PeachNet Campus Site Down Escalation Procedure
The following information is to define the escalation procedures in the event of an unscheduled outage affecting the main campus of one of the USG institutions or a similarly important location. This process should begin immediately upon becoming aware of the outage, however this process applies only to a complete outage or some level of malfunction that prevents the institution from being able to effectively use its PeachNet connection. Scheduled outages by the institution, non-service affecting events, or events at smaller branch sites are exempt from this procedure.
Upon becoming aware of an outage at one of the USG institution main campus or similar location:
- Ensure that the customer has been contacted to let them know that we are aware of the problem and are looking into it, and to learn from them any information regarding the cause of the outage that they might have.
- Begin preliminary investigation into the cause of the outage, e.g. equipment failure, cable cut, power outage, etc.
- Ensure that the Director of Networking is aware of the outage.
- Issue a NetStatus email indicating that the outage is being looked into. The subject line should include the date, the site name and DOWN.
Upon determining the cause of the outage, begin the appropriate mitigation processes, e.g.:
- In the event of a circuit failure contact the carrier’s NOC and open a ticket. If this is a GTA circuit also immediately open a ticket with the ATT Escalation Manager.
- In the event of a fiber cut, contact the appropriate fiber provider’s NOC and open a ticket with them.
- In the event of equipment failure, determine the equipment needing to be replaced and dispatch on-site with replacement equipment.
- If there is any question as to cause of the outage, dispatch on-site just to be certain.
- Ensure that the site contact has been informed as to the cause of the outage. Ensure that the site contact knows if access to the location will be required in order to effect repairs.
- Issue a NetStatus email indicating what we’ve learned about the cause of the problem and any information regarding an estimated time to repair (ETR). Any information learned should be provided to the customer contact as it is obtained. The subject line should include the date, the site name and DOWN.
If the site remains down after 1 hour during business hours or after 2 hours outside of business hours where business hours are non-holiday, Monday through Friday 0800-1700:
- Ensure that we have been in constant contact with the appropriate carrier, fiber provider or vendor during this interval and have pressed for an update and an ETR no less than once during this interval.
- Ensure that the site contact has been kept informed of on-going efforts, even if that information is that there is no new information.
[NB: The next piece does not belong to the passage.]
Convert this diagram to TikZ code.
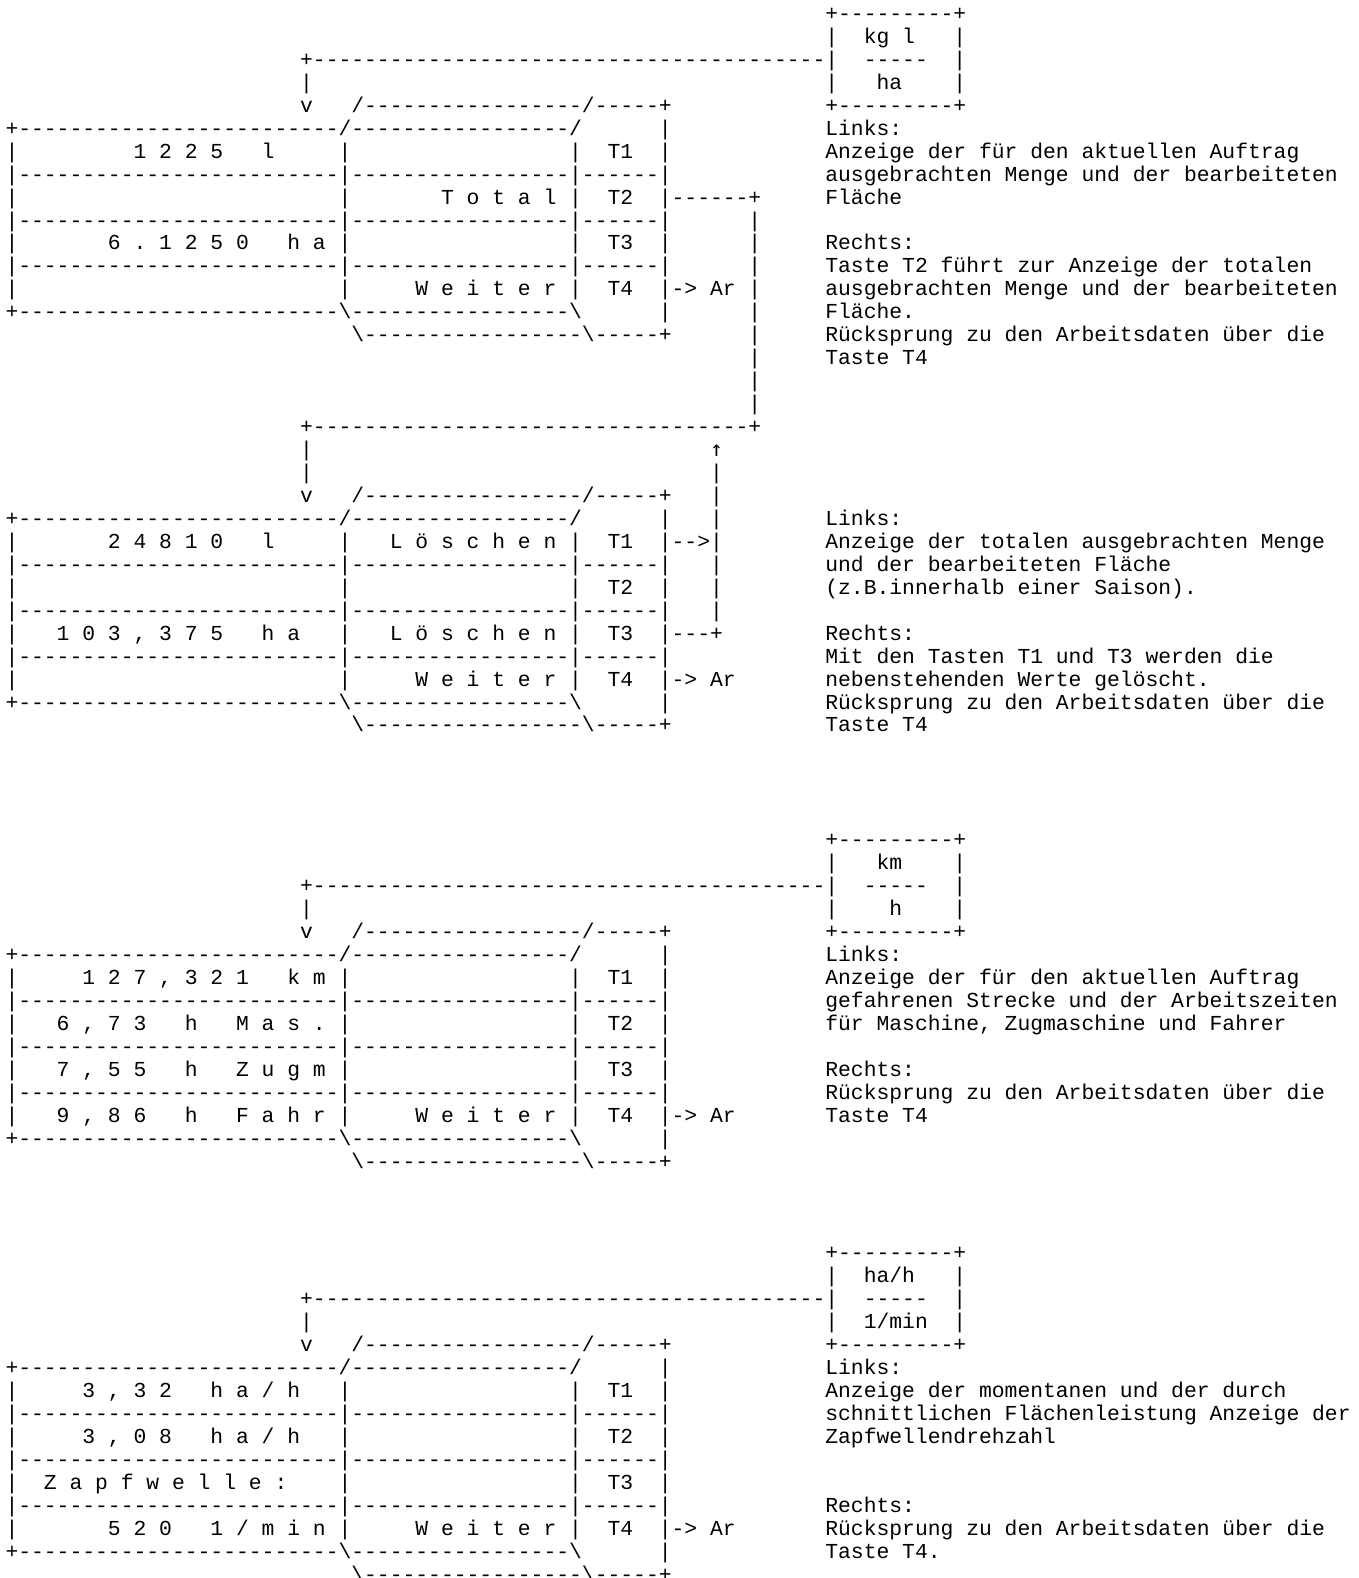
\documentclass[tikz,border=0pt]{standalone}
\usepackage{fontspec}
\setmonofont{Liberation Mono}
\newfontfamily\arrowfont{DejaVu Sans Mono}
\frenchspacing
\ExplSyntaxOn
\cs_new:Npn \mydash #1 {\prg_replicate:nn{#1}{-}}
\ExplSyntaxOff
\newcommand\bs{\textbackslash}
\tikzset{txt/.style={anchor=base west,inner sep=0pt,outer sep=0pt,text=black,
  font=\ttfamily\fontsize{21.35pt}{22.95pt}\selectfont}}
\newcommand\seg[3]{\node[txt] (s#1x#2) at ({5.5pt+#2*12.81pt},{-20.5pt-#1*22.95pt}) {#3};}
\newcommand\sepr[1]{\seg{#1}{0}{|\mydash{25}|\mydash{17}|\mydash{6}|}}
\newcommand\topa[1]{\seg{#1}{23}{v}\seg{#1}{27}{/\mydash{17}/\mydash{5}+}}
\newcommand\topb[1]{\seg{#1}{0}{+\mydash{25}/\mydash{17}/}\seg{#1}{51}{|}}
\newcommand\bota[1]{\seg{#1}{0}{+\mydash{25}\bs\mydash{17}\bs}\seg{#1}{51}{|}}
\newcommand\botb[1]{\seg{#1}{27}{\bs\mydash{17}\bs\mydash{5}+}}
\newcommand\cells[2]{\seg{#1}{0}{|}\seg{#1}{26}{|}\seg{#1}{44}{|}\seg{#1}{47}{#2}}
\begin{document}
\begin{tikzpicture}
\fill[white] (0,0) rectangle (1358pt,-1578pt);
\useasboundingbox (0,0) rectangle (1358pt,-1578pt);
% ---------- panel 1 ----------
\seg{0}{64}{+\mydash{9}+}
\seg{1}{64}{|}\seg{1}{67}{kg l}\seg{1}{74}{|}
\seg{2}{23}{+\mydash{40}|}\seg{2}{67}{\mydash{5}}\seg{2}{74}{|}
\seg{3}{23}{|}\seg{3}{64}{|}\seg{3}{68}{ha}\seg{3}{74}{|}
\topa{4}\seg{4}{64}{+\mydash{9}+}
\topb{5}\seg{5}{64}{Links:}
\cells{6}{T1}\seg{6}{10}{1 2 2 5}\seg{6}{20}{l}\seg{6}{51}{|}
\seg{6}{64}{Anzeige der für den aktuellen Auftrag}
\sepr{7}\seg{7}{64}{ausgebrachten Menge und der bearbeiteten}
\cells{8}{T2}\seg{8}{34}{T o t a l}\seg{8}{51}{|\mydash{6}+}\seg{8}{64}{Fläche}
\sepr{9}\seg{9}{58}{|}
\cells{10}{T3}\seg{10}{8}{6 . 1 2 5 0}\seg{10}{22}{h a}\seg{10}{51}{|}\seg{10}{58}{|}
\seg{10}{64}{Rechts:}
\sepr{11}\seg{11}{58}{|}\seg{11}{64}{Taste T2 führt zur Anzeige der totalen}
\cells{12}{T4}\seg{12}{32}{W e i t e r}\seg{12}{51}{|-> Ar}\seg{12}{58}{|}
\seg{12}{64}{ausgebrachten Menge und der bearbeiteten}
\bota{13}\seg{13}{58}{|}\seg{13}{64}{Fläche.}
\botb{14}\seg{14}{58}{|}\seg{14}{64}{Rücksprung zu den Arbeitsdaten über die}
\seg{15}{58}{|}\seg{15}{64}{Taste T4}
\seg{16}{58}{|}
\seg{17}{58}{|}
\seg{18}{23}{+\mydash{34}+}
% ---------- panel 2 ----------
\seg{19}{23}{|}\seg{19}{55}{\arrowfont ↑}
\seg{20}{23}{|}\seg{20}{55}{|}
\topa{21}\seg{21}{55}{|}
\topb{22}\seg{22}{55}{|}\seg{22}{64}{Links:}
\cells{23}{T1}\seg{23}{8}{2 4 8 1 0}\seg{23}{20}{l}\seg{23}{30}{L ö s c h e n}\seg{23}{51}{|-->|}
\seg{23}{64}{Anzeige der totalen ausgebrachten Menge}
\sepr{24}\seg{24}{55}{|}\seg{24}{64}{und der bearbeiteten Fläche}
\cells{25}{T2}\seg{25}{51}{|}\seg{25}{55}{|}\seg{25}{64}{(z.B.innerhalb einer Saison).}
\sepr{26}\seg{26}{55}{|}
\cells{27}{T3}\seg{27}{4}{1 0 3 , 3 7 5}\seg{27}{20}{h a}\seg{27}{30}{L ö s c h e n}\seg{27}{51}{|---+}
\seg{27}{64}{Rechts:}
\sepr{28}\seg{28}{64}{Mit den Tasten T1 und T3 werden die}
\cells{29}{T4}\seg{29}{32}{W e i t e r}\seg{29}{51}{|-> Ar}\seg{29}{64}{nebenstehenden Werte gelöscht.}
\bota{30}\seg{30}{64}{Rücksprung zu den Arbeitsdaten über die}
\botb{31}\seg{31}{64}{Taste T4}
% ---------- panel 3 ----------
\seg{36}{64}{+\mydash{9}+}
\seg{37}{64}{|}\seg{37}{68}{km}\seg{37}{74}{|}
\seg{38}{23}{+\mydash{40}|}\seg{38}{67}{\mydash{5}}\seg{38}{74}{|}
\seg{39}{23}{|}\seg{39}{64}{|}\seg{39}{69}{h}\seg{39}{74}{|}
\topa{40}\seg{40}{64}{+\mydash{9}+}
\topb{41}\seg{41}{64}{Links:}
\cells{42}{T1}\seg{42}{6}{1 2 7 , 3 2 1}\seg{42}{22}{k m}\seg{42}{51}{|}
\seg{42}{64}{Anzeige der für den aktuellen Auftrag}
\sepr{43}\seg{43}{64}{gefahrenen Strecke und der Arbeitszeiten}
\cells{44}{T2}\seg{44}{4}{6 , 7 3}\seg{44}{14}{h}\seg{44}{18}{M a s .}\seg{44}{51}{|}
\seg{44}{64}{für Maschine, Zugmaschine und Fahrer}
\sepr{45}
\cells{46}{T3}\seg{46}{4}{7 , 5 5}\seg{46}{14}{h}\seg{46}{18}{Z u g m}\seg{46}{51}{|}
\seg{46}{64}{Rechts:}
\sepr{47}\seg{47}{64}{Rücksprung zu den Arbeitsdaten über die}
\cells{48}{T4}\seg{48}{4}{9 , 8 6}\seg{48}{14}{h}\seg{48}{18}{F a h r}\seg{48}{32}{W e i t e r}\seg{48}{51}{|-> Ar}
\seg{48}{64}{Taste T4}
\bota{49}
\botb{50}
% ---------- panel 4 ----------
\seg{54}{64}{+\mydash{9}+}
\seg{55}{64}{|}\seg{55}{67}{ha/h}\seg{55}{74}{|}
\seg{56}{23}{+\mydash{40}|}\seg{56}{67}{\mydash{5}}\seg{56}{74}{|}
\seg{57}{23}{|}\seg{57}{64}{|}\seg{57}{67}{1/min}\seg{57}{74}{|}
\topa{58}\seg{58}{64}{+\mydash{9}+}
\topb{59}\seg{59}{64}{Links:}
\cells{60}{T1}\seg{60}{6}{3 , 3 2}\seg{60}{16}{h a / h}\seg{60}{51}{|}
\seg{60}{64}{Anzeige der momentanen und der durch}
\sepr{61}\seg{61}{64}{schnittlichen Flächenleistung Anzeige der}
\cells{62}{T2}\seg{62}{6}{3 , 0 8}\seg{62}{16}{h a / h}\seg{62}{51}{|}
\seg{62}{64}{Zapfwellendrehzahl}
\sepr{63}
\cells{64}{T3}\seg{64}{3}{Z a p f w e l l e :}\seg{64}{51}{|}
\sepr{65}\seg{65}{64}{Rechts:}
\cells{66}{T4}\seg{66}{8}{5 2 0}\seg{66}{16}{1 / m i n}\seg{66}{32}{W e i t e r}\seg{66}{51}{|-> Ar}
\seg{66}{64}{Rücksprung zu den Arbeitsdaten über die}
\bota{67}\seg{67}{64}{Taste T4.}
\botb{68}
\end{tikzpicture}
\end{document}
It is important that we maintain contact with the customer during these regular periods throughout the duration of the outage. Should the customer request to only be contacted upon the arrival of new information then comply with this request. (This will typically only be the case during after hours incidents.)
- At the end of this initial period, the Director of Networking will ensure that the Executive Director, Enterprise Services/CTO has been informed of the outage, and will escalate the issue to higher level contacts within the carrier or fiber provider. The CTO will, at his discretion, notify the USG CIO.
- Issue a NetStatus email indicating anything learned or simply indicating on-going efforts to get an ETR or a solution. The subject line should include the date, the site name and DOWN.
- This process should remain in place until such time as we have a resolution or an ETR.
Upon receiving an ETR:
- Ensure that the site contact has been informed of the ETR.
- Ensure that the Director of Networking is aware of the ETR. The Director of Networking will ensure that the Executive Director, Enterprise Services/CTO is notified.
- Issue a NetStatus email indicating the ETR. The subject line should include the date, the site name and DOWN.
- Continue to monitor the event to ensure that the ETR is met.
If the ETR is not met, got back to step 3 until such time as a new ETR is provided or service is restored.
- Once service is restored:
- Ensure that the site contact concurs that service is, in fact, restored.
- Ensure that the carrier, fiber provider or vendor is confident that all repairs have been completed and no further outages are expected.
- Request that any tickets opened be held open for another 24 hours in case of recurring problems.
- Notify the Director of Networking. The Director of Networking will ensure that the Executive Director, Enterprise Services/CTO is notified.
- Issue a NetStatus email indicating that service has been restored. The subject line should include the date, the site name and UP.